**Aim**
All of the material should be reproduced exactly, with pictures left out.

**Information supplied**
******
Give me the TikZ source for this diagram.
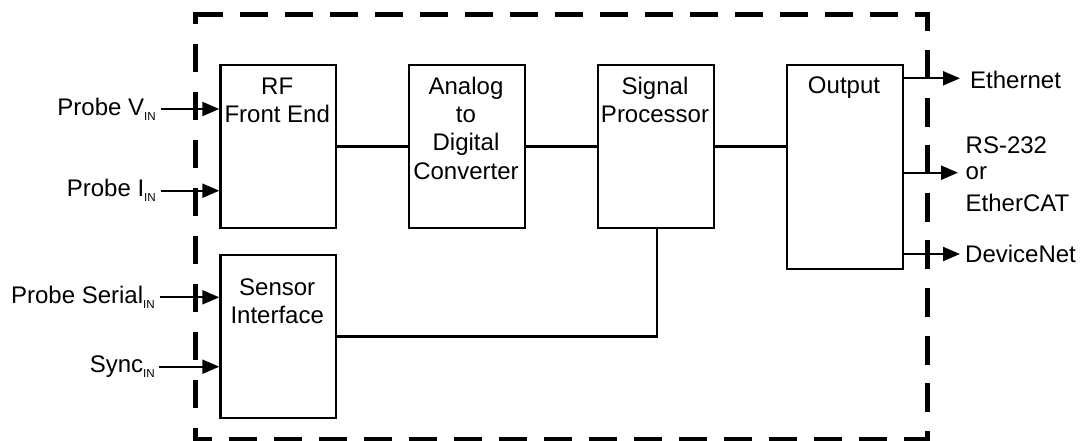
\documentclass[tikz,border=0pt]{standalone}
\usepackage{fontspec}
\setmainfont{Liberation Sans}
\usetikzlibrary{arrows.meta}
\newcommand\insub[1]{\raisebox{-5pt}{\fontsize{11.6}{12}\selectfont #1}}
\begin{document}
\begin{tikzpicture}[x=1pt,y=-1pt,
  blk/.style={draw,line width=2.2pt,inner sep=0pt,anchor=north west,minimum width=115.7pt},
  wire/.style={line width=2.2pt},
  sig/.style={line width=2.2pt,-{Triangle[length=17pt,width=14pt]}},
  frame/.style={line width=5pt,line cap=rect},
  lbl/.style={font=\fontsize{24}{28.3}\selectfont,inner sep=0pt},
]
\useasboundingbox (0,0) rectangle (1083,440);
% dashed enclosure
\draw[frame,dash pattern=on 23pt off 22pt,dash phase=42.5pt] (195,14.5) -- (927.5,14.5);
\draw[frame,dash pattern=on 23pt off 22pt,dash phase=8.5pt] (195,439) -- (927.5,439);
\draw[frame,dash pattern=on 23.5pt off 24.5pt,dash phase=16.5pt] (195,14.5) -- (195,439);
\draw[frame,dash pattern=on 24pt off 23.6pt,dash phase=9.6pt] (927.5,14.5) -- (927.5,439);
% blocks
\node[blk,minimum height=162.7pt] (rf) at (219.3,64) {};
\node[blk,minimum height=162.7pt] (adc) at (408.2,64) {};
\node[blk,minimum height=162.7pt] (sp) at (597.2,64) {};
\node[blk,minimum height=203.7pt] (out) at (786.2,64) {};
\node[blk,minimum height=162.7pt] (si) at (219.3,254) {};
% block texts (base = baseline of last line)
\node[lbl,anchor=base,align=center] (rft) at (277.2,122.9) {RF\\Front End};
\node[lbl,anchor=base,align=center] (adct) at (466,179.1) {Analog\\to\\Digital\\Converter};
\node[lbl,anchor=base,align=center] (spt) at (655,122.5) {Signal\\Processor};
\node[lbl,anchor=base,align=center] (outt) at (844,93.6) {Output};
\node[lbl,anchor=base,align=center] (sit) at (277.2,323.6) {Sensor\\Interface};
% internal wires
\draw[wire] (rf.east) -- (adc.west);
\draw[wire] (adc.east) -- (sp.west);
\draw[wire] (sp.east) -- (sp.east -| out.west);
\coordinate (spd) at (656.7,226.7);
\draw[wire] (spd) |- (si.east);
% inputs
\node[lbl,anchor=base east] (pvl) at (156,115) {Probe V\insub{IN}};
\node[lbl,anchor=base east] (pil) at (156,196.7) {Probe I\insub{IN}};
\node[lbl,anchor=base east] (psl) at (155,303.3) {Probe Serial\insub{IN}};
\node[lbl,anchor=base east] (syl) at (155,372.7) {Sync\insub{IN}};
\coordinate (pv) at (161,109);
\coordinate (pi) at (161,190.7);
\coordinate (ps) at (160,297.3);
\coordinate (sy) at (159,366.7);
\draw[sig] (pv) -- (pv -| rf.west);
\draw[sig] (pi) -- (pi -| rf.west);
\draw[sig] (ps) -- (ps -| si.west);
\draw[sig] (sy) -- (sy -| si.west);
% outputs
\coordinate (eth) at (960,78.3);
\coordinate (rs) at (958,172.7);
\coordinate (dn) at (960,254);
\draw[sig] (eth -| out.east) -- (eth);
\draw[sig] (rs -| out.east) -- (rs);
\draw[sig] (dn -| out.east) -- (dn);
\node[lbl,anchor=base west] (etht) at (970,88.3) {Ethernet};
\node[lbl,anchor=base west,align=left] (rst) at (965.5,211.7) {RS-232\\[-2.5pt]or\\[4.1pt]EtherCAT};
\node[lbl,anchor=base west] (dnt) at (965,262) {DeviceNet};
\end{tikzpicture}
\end{document}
******
**Complete output**
Give me the TikZ source for this diagram.
\documentclass[tikz,border=0pt]{standalone}
\usepackage{fontspec}
\setmainfont{Liberation Sans}
\usetikzlibrary{arrows.meta}
\newcommand\insub[1]{\raisebox{-5pt}{\fontsize{11.6}{12}\selectfont #1}}
\begin{document}
\begin{tikzpicture}[x=1pt,y=-1pt,
  blk/.style={draw,line width=2.2pt,inner sep=0pt,anchor=north west,minimum width=115.7pt},
  wire/.style={line width=2.2pt},
  sig/.style={line width=2.2pt,-{Triangle[length=17pt,width=14pt]}},
  frame/.style={line width=5pt,line cap=rect},
  lbl/.style={font=\fontsize{24}{28.3}\selectfont,inner sep=0pt},
]
\useasboundingbox (0,0) rectangle (1083,440);
% dashed enclosure
\draw[frame,dash pattern=on 23pt off 22pt,dash phase=42.5pt] (195,14.5) -- (927.5,14.5);
\draw[frame,dash pattern=on 23pt off 22pt,dash phase=8.5pt] (195,439) -- (927.5,439);
\draw[frame,dash pattern=on 23.5pt off 24.5pt,dash phase=16.5pt] (195,14.5) -- (195,439);
\draw[frame,dash pattern=on 24pt off 23.6pt,dash phase=9.6pt] (927.5,14.5) -- (927.5,439);
% blocks
\node[blk,minimum height=162.7pt] (rf) at (219.3,64) {};
\node[blk,minimum height=162.7pt] (adc) at (408.2,64) {};
\node[blk,minimum height=162.7pt] (sp) at (597.2,64) {};
\node[blk,minimum height=203.7pt] (out) at (786.2,64) {};
\node[blk,minimum height=162.7pt] (si) at (219.3,254) {};
% block texts (base = baseline of last line)
\node[lbl,anchor=base,align=center] (rft) at (277.2,122.9) {RF\\Front End};
\node[lbl,anchor=base,align=center] (adct) at (466,179.1) {Analog\\to\\Digital\\Converter};
\node[lbl,anchor=base,align=center] (spt) at (655,122.5) {Signal\\Processor};
\node[lbl,anchor=base,align=center] (outt) at (844,93.6) {Output};
\node[lbl,anchor=base,align=center] (sit) at (277.2,323.6) {Sensor\\Interface};
% internal wires
\draw[wire] (rf.east) -- (adc.west);
\draw[wire] (adc.east) -- (sp.west);
\draw[wire] (sp.east) -- (sp.east -| out.west);
\coordinate (spd) at (656.7,226.7);
\draw[wire] (spd) |- (si.east);
% inputs
\node[lbl,anchor=base east] (pvl) at (156,115) {Probe V\insub{IN}};
\node[lbl,anchor=base east] (pil) at (156,196.7) {Probe I\insub{IN}};
\node[lbl,anchor=base east] (psl) at (155,303.3) {Probe Serial\insub{IN}};
\node[lbl,anchor=base east] (syl) at (155,372.7) {Sync\insub{IN}};
\coordinate (pv) at (161,109);
\coordinate (pi) at (161,190.7);
\coordinate (ps) at (160,297.3);
\coordinate (sy) at (159,366.7);
\draw[sig] (pv) -- (pv -| rf.west);
\draw[sig] (pi) -- (pi -| rf.west);
\draw[sig] (ps) -- (ps -| si.west);
\draw[sig] (sy) -- (sy -| si.west);
% outputs
\coordinate (eth) at (960,78.3);
\coordinate (rs) at (958,172.7);
\coordinate (dn) at (960,254);
\draw[sig] (eth -| out.east) -- (eth);
\draw[sig] (rs -| out.east) -- (rs);
\draw[sig] (dn -| out.east) -- (dn);
\node[lbl,anchor=base west] (etht) at (970,88.3) {Ethernet};
\node[lbl,anchor=base west,align=left] (rst) at (965.5,211.7) {RS-232\\[-2.5pt]or\\[4.1pt]EtherCAT};
\node[lbl,anchor=base west] (dnt) at (965,262) {DeviceNet};
\end{tikzpicture}
\end{document}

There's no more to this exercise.